Смерть превосходно умеет маскироваться, и когда нам кажется, что она бесконечно от нас далека, она как раз рядом, она присутствует даже в нашей жизнерадостности. Она — наша юность. Наше взросление. Наша любовь.
Я укорачиваюсь — она удлиняется. Постепенно она начинает чувствовать себя уверенней. Суетится по любому поводу. Делает незаметно свое дело. Она уже не старается меня дурачить.

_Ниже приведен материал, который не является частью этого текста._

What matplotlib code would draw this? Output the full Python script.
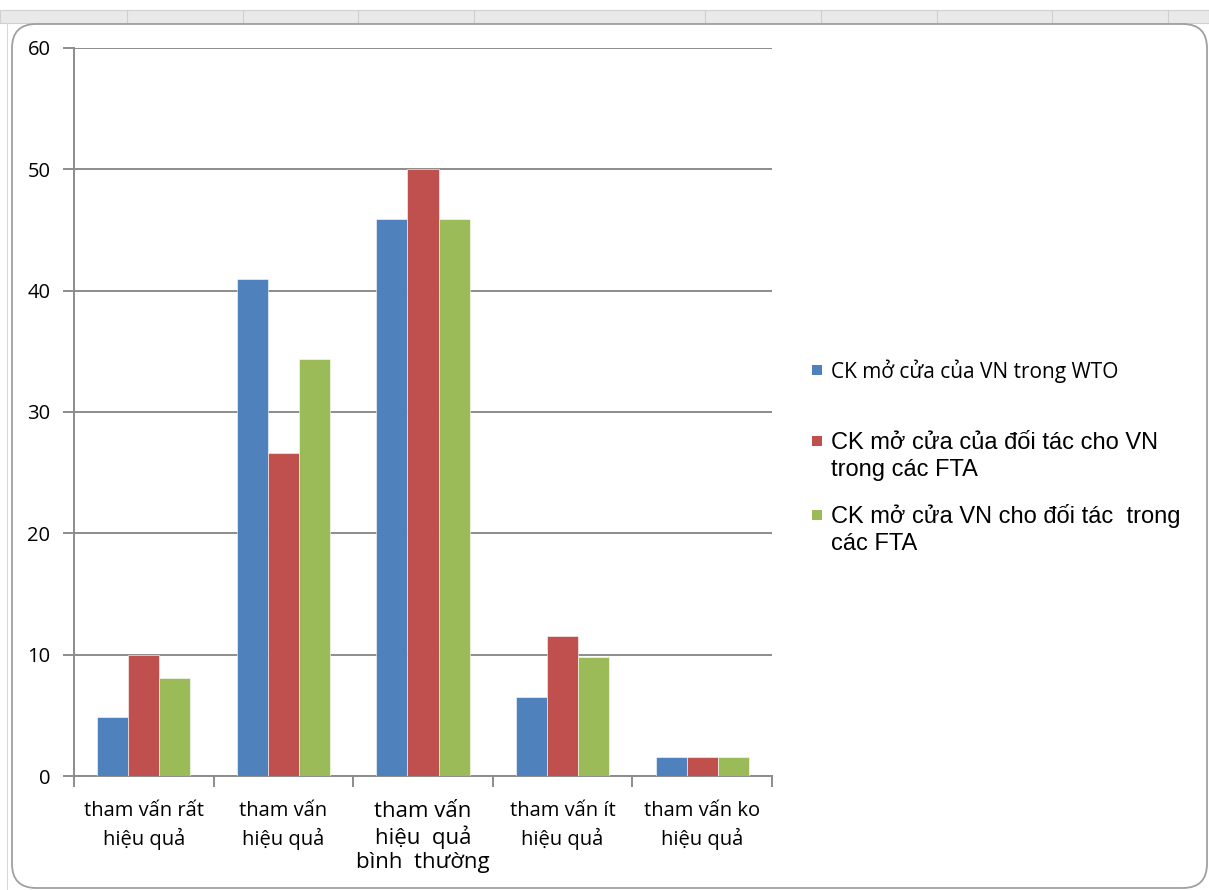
import matplotlib.pyplot as plt
import numpy as np
from matplotlib.patches import FancyBboxPatch, Rectangle

categories = ['tham vấn rất\nhiệu quả', 'tham vấn\nhiệu quả', 'tham vấn\nhiệu  quả\nbình  thường',
              'tham vấn ít\nhiệu quả', 'tham vấn ko\nhiệu quả']
series_names = ['CK mở cửa của VN trong WTO',
                'CK mở cửa của đối tác cho VN\ntrong các FTA',
                'CK mở cửa VN cho đối tác  trong\ncác FTA']
wto = [4.9, 41.0, 45.9, 6.5, 1.6]
fta_partner = [10.0, 26.6, 50.0, 11.5, 1.6]
fta_vn = [8.1, 34.4, 45.9, 9.8, 1.6]
colors = ['#4f81bd', '#c0504d', '#9bbb59']

W, H = 1209, 890
fig = plt.figure(figsize=(W / 100, H / 100), dpi=100)
fig.patch.set_facecolor('white')

# spreadsheet header strip and chart frame
fig.patches.append(Rectangle((0, 1 - 23 / H), 1, 13 / H, transform=fig.transFigure,
                             facecolor='#e9e9e9', edgecolor='#d0d0d0', lw=0.8, zorder=-2))
for xs in [127, 243, 358, 474, 705, 821, 937, 1052, 1168]:
    fig.lines.append(plt.Line2D([xs / W, xs / W], [1 - 23 / H, 1 - 10 / H],
                                transform=fig.transFigure, color='#cfcfcf', lw=0.8, zorder=-1))
fig.patches.append(Rectangle((7 / W, 0), 1 / W, 1 - 23 / H, transform=fig.transFigure,
                             facecolor='#d6d6d6', edgecolor='none', zorder=-2))
fig.patches.append(FancyBboxPatch((12 / W, 2 / H), 1195 / W, 864 / H,
                                  boxstyle='round,pad=0,rounding_size=0.02',
                                  mutation_aspect=W / H,
                                  transform=fig.transFigure, facecolor='white',
                                  edgecolor='#a0a0a0', lw=1.3, zorder=-1))

ax = fig.add_axes([74 / W, 1 - 776 / H, (772 - 74) / W, (776 - 48) / H])
ax.set_facecolor('none')
ax.set_zorder(2)

x = np.arange(len(categories))
bw = 1 / 4.5
for i, (vals, c) in enumerate(zip([wto, fta_partner, fta_vn], colors)):
    ax.bar(x + (i - 1) * bw, vals, width=bw, color=c, edgecolor='white', linewidth=0.4, zorder=3)

ax.set_xlim(-0.5, len(categories) - 0.5)
ax.set_ylim(0, 60)
ax.set_yticks(range(0, 61, 10))
ax.yaxis.grid(True, color='#8c8c8c', lw=1.4, zorder=0)
ax.set_axisbelow(True)
for s in ['top', 'right']:
    ax.spines[s].set_visible(False)
for s in ['left', 'bottom']:
    ax.spines[s].set_color('#8c8c8c')
    ax.spines[s].set_linewidth(1.4)
ax.tick_params(axis='y', length=8, width=1.4, color='#8c8c8c', pad=9, labelsize=14.5)
ax.set_xticks(np.arange(-0.5, len(categories), 1))
ax.set_xticks(x, minor=True)
ax.set_xticklabels([])
ax.set_xticklabels(categories, minor=True, fontsize=14.5, linespacing=1.4, fontfamily='Open Sans')
ax.tick_params(axis='x', which='major', length=8, width=1.4, color='#8c8c8c')
ax.tick_params(axis='x', which='minor', length=0, pad=18)
ax.get_xticklabels(minor=True)[2].set_fontsize(16)
ax.get_xticklabels(minor=True)[2].set_linespacing(1.2)
for lab in ax.get_yticklabels():
    lab.set_fontfamily('Open Sans')

# legend drawn as squares plus text, one baseline per line
leg_y = [370, 441, 515]
leg_size = [15, 17, 17]
leg_font = ['Open Sans', 'Liberation Sans', 'Liberation Sans']
for name, c, yy, fs, ff in zip(series_names, colors, leg_y, leg_size, leg_font):
    fig.patches.append(Rectangle((812 / W, 1 - (yy + 5) / H), 10 / W, 10 / H,
                                 transform=fig.transFigure, facecolor=c, edgecolor='none'))
    for k, line in enumerate(name.split('\n')):
        fig.text(831 / W, 1 - (yy + 8 + 27 * k) / H, line, fontsize=fs, fontfamily=ff,
                 va='baseline', ha='left', color='black')

fig.savefig('out.png', dpi=100)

Когда мы кончаемся совсем, она торжествует победу. Тут уж она выходит и запирает нас на ключ.
О легкомыслии
Легкомыслие преступно тем, что имитирует легкость — например, легкость прекрасного мартовского утра в горах. Оно приводит к беспорядку, неприглядность которого глазу невидима, и потому такой беспорядок хуже, чем любой другой беспорядок, пагубно действующий на размеренное функционирование организма (например, экзема) зуд, вызываемый в оболочке человеческого разума каким-нибудь сумасбродом, злополучным фантазером, которого легко пугают с поэтом, почти приятен.
Если вы заглянете в энциклопедию Ларусс, то прочтете, что Рембо называли поэтом-фантазером, а это в некотором роде плеоназм, допущенный автором словарной статьи. В большинстве случаев поэт — непременно фантазер, если только подозрительного свойства лиризм или псевдосерьезность не создадут ему признание, равнозначное его пошлости.
Легкомыслие есть не что иное, как недостаток героизма, нежелание подвергать себя риску. Это бегство, которое путают с танцем; медлительность, которую принимают за стремительность; тяжеловесность, внешне схожая с той легкостью, о которой я говорю и которая является свойством только глубоких душ.